#### What to produce:
Don't include pictures. Quote the lines below from the first through the line that contains "Q430,630 455,650 L455,678".

#### Collected data:
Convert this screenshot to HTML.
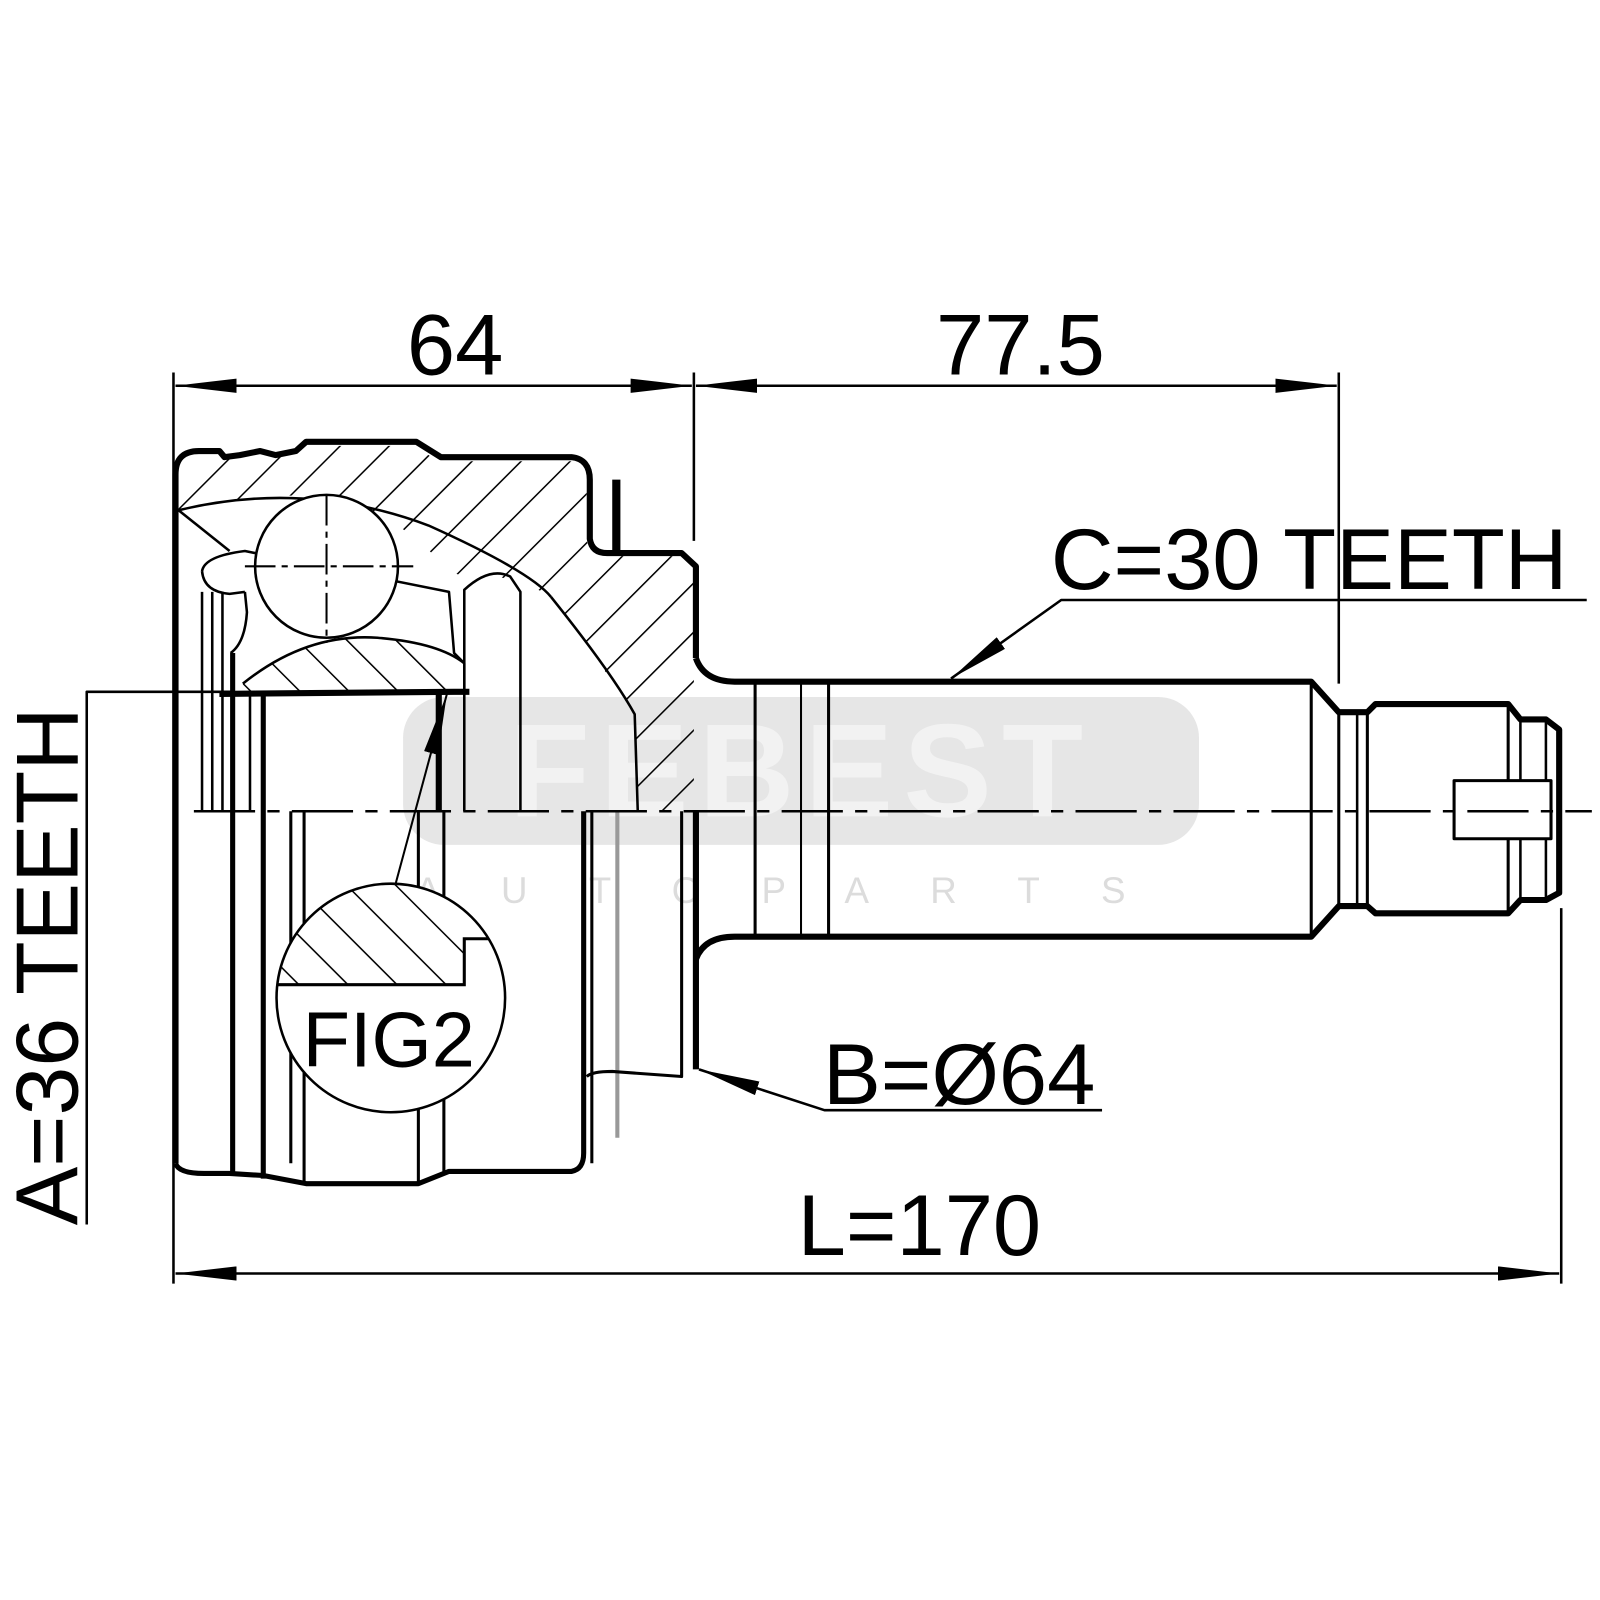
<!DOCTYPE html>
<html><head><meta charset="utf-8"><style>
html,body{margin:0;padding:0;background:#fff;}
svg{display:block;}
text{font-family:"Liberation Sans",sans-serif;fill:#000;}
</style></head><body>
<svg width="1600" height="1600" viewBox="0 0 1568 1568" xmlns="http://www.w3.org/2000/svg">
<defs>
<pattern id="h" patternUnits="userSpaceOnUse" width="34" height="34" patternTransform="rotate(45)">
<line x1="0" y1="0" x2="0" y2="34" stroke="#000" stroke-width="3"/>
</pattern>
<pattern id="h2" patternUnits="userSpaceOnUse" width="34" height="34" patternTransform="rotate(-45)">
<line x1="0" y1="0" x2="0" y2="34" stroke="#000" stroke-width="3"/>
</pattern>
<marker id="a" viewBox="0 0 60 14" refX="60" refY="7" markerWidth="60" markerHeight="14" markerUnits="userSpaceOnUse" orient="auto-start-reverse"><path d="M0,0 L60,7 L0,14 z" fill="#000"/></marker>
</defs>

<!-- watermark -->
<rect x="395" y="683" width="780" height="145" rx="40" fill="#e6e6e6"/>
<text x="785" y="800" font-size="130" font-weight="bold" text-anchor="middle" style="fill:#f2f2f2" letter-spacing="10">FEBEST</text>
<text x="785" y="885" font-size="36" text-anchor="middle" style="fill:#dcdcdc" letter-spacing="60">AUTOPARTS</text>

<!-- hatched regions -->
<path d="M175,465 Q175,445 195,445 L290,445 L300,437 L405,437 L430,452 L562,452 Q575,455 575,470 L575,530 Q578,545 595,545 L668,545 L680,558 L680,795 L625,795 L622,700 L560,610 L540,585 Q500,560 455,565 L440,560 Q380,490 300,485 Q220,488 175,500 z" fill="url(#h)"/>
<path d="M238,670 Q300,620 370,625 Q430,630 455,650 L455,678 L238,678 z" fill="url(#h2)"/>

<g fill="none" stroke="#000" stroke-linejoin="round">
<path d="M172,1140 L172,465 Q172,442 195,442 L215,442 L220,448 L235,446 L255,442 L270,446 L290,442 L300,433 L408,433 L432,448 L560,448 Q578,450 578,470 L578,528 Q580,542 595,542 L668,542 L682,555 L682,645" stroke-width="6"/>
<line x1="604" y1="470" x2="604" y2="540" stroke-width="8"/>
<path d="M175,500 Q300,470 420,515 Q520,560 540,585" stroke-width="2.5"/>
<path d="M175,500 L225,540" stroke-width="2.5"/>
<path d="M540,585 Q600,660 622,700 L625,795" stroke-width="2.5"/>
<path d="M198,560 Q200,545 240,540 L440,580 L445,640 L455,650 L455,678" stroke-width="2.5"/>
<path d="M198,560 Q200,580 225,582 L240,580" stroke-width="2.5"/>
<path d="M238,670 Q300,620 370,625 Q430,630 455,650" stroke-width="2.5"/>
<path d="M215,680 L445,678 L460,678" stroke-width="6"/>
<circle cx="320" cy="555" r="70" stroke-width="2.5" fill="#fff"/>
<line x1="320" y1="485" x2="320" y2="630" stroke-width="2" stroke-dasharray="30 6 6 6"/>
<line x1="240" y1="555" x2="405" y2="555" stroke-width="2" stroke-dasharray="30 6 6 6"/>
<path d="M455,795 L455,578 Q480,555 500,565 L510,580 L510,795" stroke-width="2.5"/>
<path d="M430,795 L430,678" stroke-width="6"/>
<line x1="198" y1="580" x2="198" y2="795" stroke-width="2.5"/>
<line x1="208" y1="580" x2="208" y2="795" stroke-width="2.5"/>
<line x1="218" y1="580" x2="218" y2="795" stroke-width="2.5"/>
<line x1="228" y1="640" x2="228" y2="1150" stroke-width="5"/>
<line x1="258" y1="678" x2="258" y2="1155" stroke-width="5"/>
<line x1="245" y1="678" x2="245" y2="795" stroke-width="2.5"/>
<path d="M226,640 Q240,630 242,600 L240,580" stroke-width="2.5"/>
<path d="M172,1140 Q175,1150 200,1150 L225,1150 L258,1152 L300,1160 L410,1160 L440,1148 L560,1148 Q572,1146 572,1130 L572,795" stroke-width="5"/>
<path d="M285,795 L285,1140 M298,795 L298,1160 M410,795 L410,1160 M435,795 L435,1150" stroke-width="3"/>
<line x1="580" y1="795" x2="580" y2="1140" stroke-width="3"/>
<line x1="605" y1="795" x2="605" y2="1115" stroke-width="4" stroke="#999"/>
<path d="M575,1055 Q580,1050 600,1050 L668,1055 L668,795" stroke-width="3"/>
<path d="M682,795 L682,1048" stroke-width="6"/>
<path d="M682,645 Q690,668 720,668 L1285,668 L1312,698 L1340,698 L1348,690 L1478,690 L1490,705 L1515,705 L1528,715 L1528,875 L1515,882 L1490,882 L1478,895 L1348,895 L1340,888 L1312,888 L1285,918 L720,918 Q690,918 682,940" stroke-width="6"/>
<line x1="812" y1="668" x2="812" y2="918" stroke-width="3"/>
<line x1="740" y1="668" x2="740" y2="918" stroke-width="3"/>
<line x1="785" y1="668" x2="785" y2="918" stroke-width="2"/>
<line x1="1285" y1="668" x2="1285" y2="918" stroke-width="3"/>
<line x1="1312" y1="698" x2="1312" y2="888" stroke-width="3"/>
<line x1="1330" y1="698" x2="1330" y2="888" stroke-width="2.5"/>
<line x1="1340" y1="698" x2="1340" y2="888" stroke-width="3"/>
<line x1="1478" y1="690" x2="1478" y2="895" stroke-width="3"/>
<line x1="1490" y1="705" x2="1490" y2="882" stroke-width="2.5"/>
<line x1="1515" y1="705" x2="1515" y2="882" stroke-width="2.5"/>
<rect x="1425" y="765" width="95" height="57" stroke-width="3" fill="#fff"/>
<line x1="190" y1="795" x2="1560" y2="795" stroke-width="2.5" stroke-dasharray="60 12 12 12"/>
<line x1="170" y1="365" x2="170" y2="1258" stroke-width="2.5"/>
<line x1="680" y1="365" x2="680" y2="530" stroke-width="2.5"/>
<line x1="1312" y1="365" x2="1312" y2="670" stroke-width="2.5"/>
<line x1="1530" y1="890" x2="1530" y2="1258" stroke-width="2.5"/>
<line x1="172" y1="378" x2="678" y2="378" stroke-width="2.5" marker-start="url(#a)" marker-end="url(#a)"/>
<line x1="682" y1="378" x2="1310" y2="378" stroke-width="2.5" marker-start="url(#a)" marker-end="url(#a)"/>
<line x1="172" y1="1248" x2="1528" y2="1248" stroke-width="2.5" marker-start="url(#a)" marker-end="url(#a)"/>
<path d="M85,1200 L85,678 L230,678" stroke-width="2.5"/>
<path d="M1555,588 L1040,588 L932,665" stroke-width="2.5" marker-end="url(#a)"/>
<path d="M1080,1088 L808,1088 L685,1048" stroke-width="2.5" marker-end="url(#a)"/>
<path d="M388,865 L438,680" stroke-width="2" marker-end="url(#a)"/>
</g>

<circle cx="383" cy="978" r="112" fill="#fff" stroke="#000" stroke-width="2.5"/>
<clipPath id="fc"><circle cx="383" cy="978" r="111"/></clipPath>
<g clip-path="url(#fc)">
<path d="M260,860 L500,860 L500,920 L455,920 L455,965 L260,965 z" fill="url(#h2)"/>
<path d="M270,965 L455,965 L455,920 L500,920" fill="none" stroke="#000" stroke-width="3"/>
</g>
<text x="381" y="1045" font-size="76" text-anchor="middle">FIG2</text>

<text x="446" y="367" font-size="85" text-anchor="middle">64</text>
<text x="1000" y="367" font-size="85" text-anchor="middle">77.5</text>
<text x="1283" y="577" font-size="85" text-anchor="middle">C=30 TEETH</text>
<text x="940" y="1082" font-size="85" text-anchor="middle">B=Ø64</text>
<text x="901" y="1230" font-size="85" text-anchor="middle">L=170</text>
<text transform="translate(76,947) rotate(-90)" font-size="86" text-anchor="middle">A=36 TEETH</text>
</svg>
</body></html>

#### Task answer:
Convert this screenshot to HTML.
<!DOCTYPE html>
<html><head><meta charset="utf-8"><style>
html,body{margin:0;padding:0;background:#fff;}
svg{display:block;}
text{font-family:"Liberation Sans",sans-serif;fill:#000;}
</style></head><body>
<svg width="1600" height="1600" viewBox="0 0 1568 1568" xmlns="http://www.w3.org/2000/svg">
<defs>
<pattern id="h" patternUnits="userSpaceOnUse" width="34" height="34" patternTransform="rotate(45)">
<line x1="0" y1="0" x2="0" y2="34" stroke="#000" stroke-width="3"/>
</pattern>
<pattern id="h2" patternUnits="userSpaceOnUse" width="34" height="34" patternTransform="rotate(-45)">
<line x1="0" y1="0" x2="0" y2="34" stroke="#000" stroke-width="3"/>
</pattern>
<marker id="a" viewBox="0 0 60 14" refX="60" refY="7" markerWidth="60" markerHeight="14" markerUnits="userSpaceOnUse" orient="auto-start-reverse"><path d="M0,0 L60,7 L0,14 z" fill="#000"/></marker>
</defs>

<!-- watermark -->
<rect x="395" y="683" width="780" height="145" rx="40" fill="#e6e6e6"/>
<text x="785" y="800" font-size="130" font-weight="bold" text-anchor="middle" style="fill:#f2f2f2" letter-spacing="10">FEBEST</text>
<text x="785" y="885" font-size="36" text-anchor="middle" style="fill:#dcdcdc" letter-spacing="60">AUTOPARTS</text>

<!-- hatched regions -->
<path d="M175,465 Q175,445 195,445 L290,445 L300,437 L405,437 L430,452 L562,452 Q575,455 575,470 L575,530 Q578,545 595,545 L668,545 L680,558 L680,795 L625,795 L622,700 L560,610 L540,585 Q500,560 455,565 L440,560 Q380,490 300,485 Q220,488 175,500 z" fill="url(#h)"/>
<path d="M238,670 Q300,620 370,625 Q430,630 455,650 L455,678 L238,678 z" fill="url(#h2)"/>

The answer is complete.